The Tragic Effects of War Are Pervasive in Twilight's Backstory
Twilight's backstory explains why he despises war and chose to become a spy to prevent it. He lost both of his parents to the war as a young boy, as revealed in Chapters 62.1-62.3 of the manga, and eventually became a soldier himself as a teenager. By fighting against the nation of Ostania, which was responsible for the bombings in his hometown, he was able to avenge his mother in particular. However, while deployed, he meets his eventual friend Franky, who causes him to recognize the folly of picking up a gun without realizing that the people on the other side are still people, not monsters. Franky forces Twilight to come to terms with the fact that if he continues on the path he’s on, he’s no different from the people who destroyed his childhood.
Yor Had to Grow up Faster Because of the War
If war touched Twilight’s childhood in a traumatizing way, the same could be said for his wife, Yor. She and her brother Yuri were both victims of the war as children, losing both their parents to the feud between Ostania and Westalis. It’s revealed early on in both the manga and the anime adaptation that Yor took care of her younger brother most of her life, taking on the role of his mother naturally and without complaint. Because of this, she didn’t have the same opportunities that would have been afforded to her as a young woman, such as dating or starting a family of her own.
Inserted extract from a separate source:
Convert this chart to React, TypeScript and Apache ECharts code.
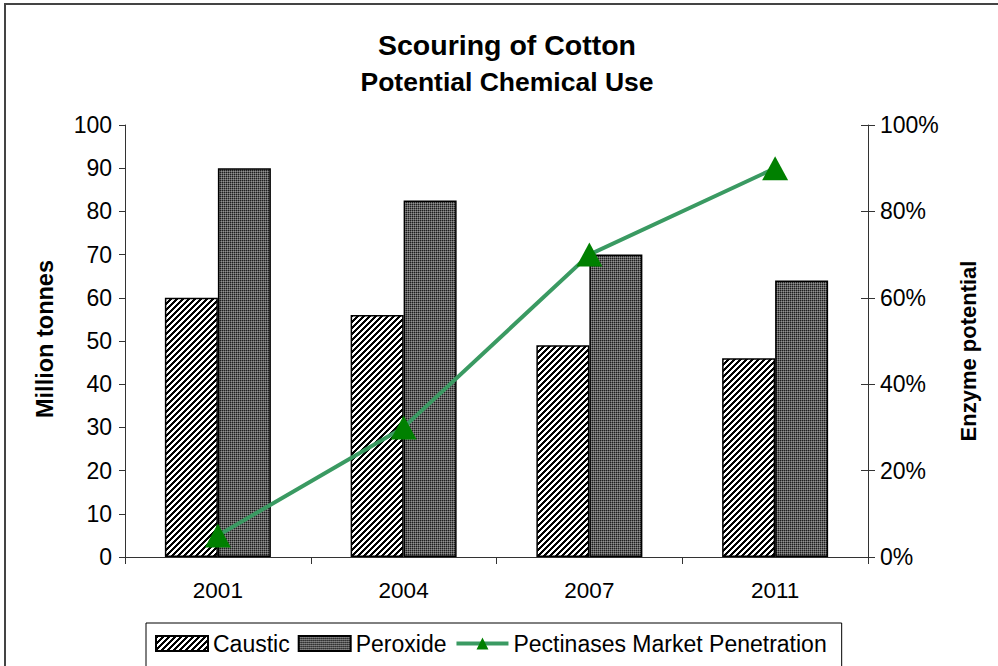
import React, { useEffect, useRef } from "react";
import * as echarts from "echarts";

const categories = ["2001", "2004", "2007", "2011"];
const causticValues = [60, 56, 49, 46];
const peroxideValues = [90, 82.5, 70, 64];
const pectinasePct = [5, 30, 70, 90];
const leftTicks = { min: 0, max: 100, interval: 10 };
const rightTicks = { min: 0, max: 100, interval: 20 };

function makeHatch(): string {
  const c = document.createElement("canvas");
  c.width = 6;
  c.height = 6;
  const ctx = c.getContext("2d")!;
  const img = ctx.createImageData(6, 6);
  for (let y = 0; y < 6; y++) {
    for (let x = 0; x < 6; x++) {
      const black = (x + y) % 6 < 3;
      const i = (y * 6 + x) * 4;
      const v = black ? 0 : 255;
      img.data[i] = v;
      img.data[i + 1] = v;
      img.data[i + 2] = v;
      img.data[i + 3] = 255;
    }
  }
  ctx.putImageData(img, 0, 0);
  return c.toDataURL();
}

function makeChecker(): string {
  const c = document.createElement("canvas");
  c.width = 4;
  c.height = 4;
  const ctx = c.getContext("2d")!;
  const img = ctx.createImageData(4, 4);
  for (let y = 0; y < 4; y++) {
    for (let x = 0; x < 4; x++) {
      let v = 95;
      if ((x + y) % 2 === 0) v = 60;
      if (x % 2 === 1 && y % 2 === 1) v = 145;
      if (x % 2 === 0 && y % 2 === 0) v = 30;
      const i = (y * 4 + x) * 4;
      img.data[i] = v;
      img.data[i + 1] = v;
      img.data[i + 2] = v;
      img.data[i + 3] = 255;
    }
  }
  ctx.putImageData(img, 0, 0);
  return c.toDataURL();
}

const FONT = "'Liberation Sans', Arial, sans-serif";

export default function App() {
  const ref = useRef<HTMLDivElement>(null);
  useEffect(() => {
    if (!ref.current) return;
    const chart = echarts.init(ref.current, undefined, { renderer: "svg" });
    const hatch = { image: makeHatch(), repeat: "repeat", imageWidth: 6, imageHeight: 6 } as any;
    const checker = { image: makeChecker(), repeat: "repeat", imageWidth: 4, imageHeight: 4 } as any;
    const axisLine = { show: true, lineStyle: { color: "#333", width: 1 } };
    chart.setOption({
      animation: false,
      backgroundColor: "#fff",
      textStyle: { fontFamily: FONT },
      graphic: [
        {
          type: "rect",
          shape: { x: 5, y: 4, width: 1100, height: 800 },
          style: { fill: "none", stroke: "#444", lineWidth: 2 },
          silent: true,
        },
        {
          type: "text",
          x: 507,
          y: 45,
          style: {
            text: "Scouring of Cotton",
            font: `bold 28.5px ${FONT}`,
            fill: "#000",
            align: "center",
            verticalAlign: "middle",
          },
        },
        {
          type: "text",
          x: 507,
          y: 82,
          style: {
            text: "Potential Chemical Use",
            font: `bold 26.5px ${FONT}`,
            fill: "#000",
            align: "center",
            verticalAlign: "middle",
          },
        },
        {
          type: "text",
          x: 45,
          y: 339,
          rotation: Math.PI / 2,
          style: {
            text: "Million tonnes",
            font: `bold 23.5px ${FONT}`,
            fill: "#000",
            align: "center",
            verticalAlign: "middle",
          },
        },
        {
          type: "text",
          x: 968,
          y: 351,
          rotation: Math.PI / 2,
          style: {
            text: "Enzyme potential",
            font: `bold 22px ${FONT}`,
            fill: "#000",
            align: "center",
            verticalAlign: "middle",
          },
        },
      ],
      grid: { left: 125, right: 130, top: 125, bottom: 109 },
      legend: {
        top: 623,
        left: 146,
        padding: [9, 15, 30, 9],
        borderColor: "#000",
        borderWidth: 1,
        itemWidth: 52,
        itemHeight: 15,
        itemGap: 8,
        lineStyle: { width: 4 },
        textStyle: { fontSize: 23, color: "#000", fontFamily: FONT },
        data: [
          { name: "Caustic", icon: "rect" },
          { name: "Peroxide", icon: "rect" },
          { name: "Pectinases Market Penetration" },
        ],
      },
      xAxis: {
        type: "category",
        data: categories,
        axisLine,
        axisTick: { show: true, length: 7, lineStyle: { color: "#333" } },
        axisLabel: { fontSize: 22.5, color: "#000", margin: 22, fontFamily: FONT },
        splitLine: { show: false },
      },
      yAxis: [
        {
          type: "value",
          position: "left",
          ...leftTicks,
          axisLine,
          axisTick: { show: true, length: 6, lineStyle: { color: "#333" } },
          axisLabel: { fontSize: 23, color: "#000", margin: 13, fontFamily: FONT },
          splitLine: { show: false },
        },
        {
          type: "value",
          position: "right",
          ...rightTicks,
          axisLine,
          axisTick: { show: true, length: 7, lineStyle: { color: "#333" } },
          axisLabel: { fontSize: 23, color: "#000", margin: 12, formatter: "{value}%", fontFamily: FONT },
          splitLine: { show: false },
        },
        {
          type: "value",
          position: "right",
          ...rightTicks,
          axisLine: { show: false },
          axisTick: { show: true, inside: true, length: 7, lineStyle: { color: "#333" } },
          axisLabel: { show: false },
          splitLine: { show: false },
        },
      ],
      series: [
        {
          name: "Caustic",
          type: "bar",
          yAxisIndex: 0,
          data: causticValues,
          barWidth: 53,
          barGap: "0%",
          itemStyle: { color: hatch, borderColor: "#000", borderWidth: 1.5 },
        },
        {
          name: "Peroxide",
          type: "bar",
          yAxisIndex: 0,
          data: peroxideValues,
          barWidth: 53,
          barGap: "0%",
          itemStyle: { color: checker, borderColor: "#000", borderWidth: 1.5 },
        },
        {
          name: "Pectinases Market Penetration",
          type: "line",
          yAxisIndex: 1,
          data: pectinasePct,
          symbol: "triangle",
          symbolSize: [26, 24],
          lineStyle: { color: "#3a9a62", width: 4 },
          itemStyle: { color: "#008000", borderWidth: 0 },
          z: 5,
        },
      ],
    });
    return () => chart.dispose();
  }, []);
  return (
    <div
      ref={ref}
      style={{ position: "absolute", left: 0, top: 0, width: 998, height: 666 }}
    />
  );
}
The cover for her assassin work that is provided when she becomes Loid/Twilight’s wife and Anya’s mother fills this gap, allowing her to reclaim some of the romantic and familial moments she missed out on while raising Yuri. In her assassin work, her memories of war fuel her just as they do Loid to help create a more stable and peaceful world for everyone.
The Influence of War on Loid and Yor
While still conveying a profoundly moving tale about war and how its effects linger long after the fighting is over, Yor and Loid's motivations serve to lessen the gravity of their work. Yor's assassin work is particularly gory and bloody, whereas Loid's spy work involves manipulating and harming people for professional reasons even though it isn't always as violent. These characters could easily come off as unlikeable and hard to root for in the hands of any other author. The strength of the anti-war sentiments that spur both of them into action in their respective workplaces, along with the often comedic and light-hearted tone of the story, is what gives the couple a certain sense of kindness and empathy, making them that much more compelling for Spy x Family’s audience.
It’s not uncommon for war to be a thematic topic in anime and manga series, but few franchises get at the realities of war in the way that Spy x Family does. In the anime world, battles happen at every turn, with a clear winner and loser and a glamorized view of violence. In Spy x Family, the truth of war is revealed, directly affecting at least two of its three protagonists, though Anya’s biological parents could have been wrapped up in it as well for all the audience knows. In doing this, Endo sidesteps the romanticization of war, showing its nature as destructive for everyone involved. As Loid learns the lesson that war turns good people against one another without reason, so does Endo’s readership. There’s no doubt it will be highly moving and emotional when the anime eventually gets to the heart of that message in full.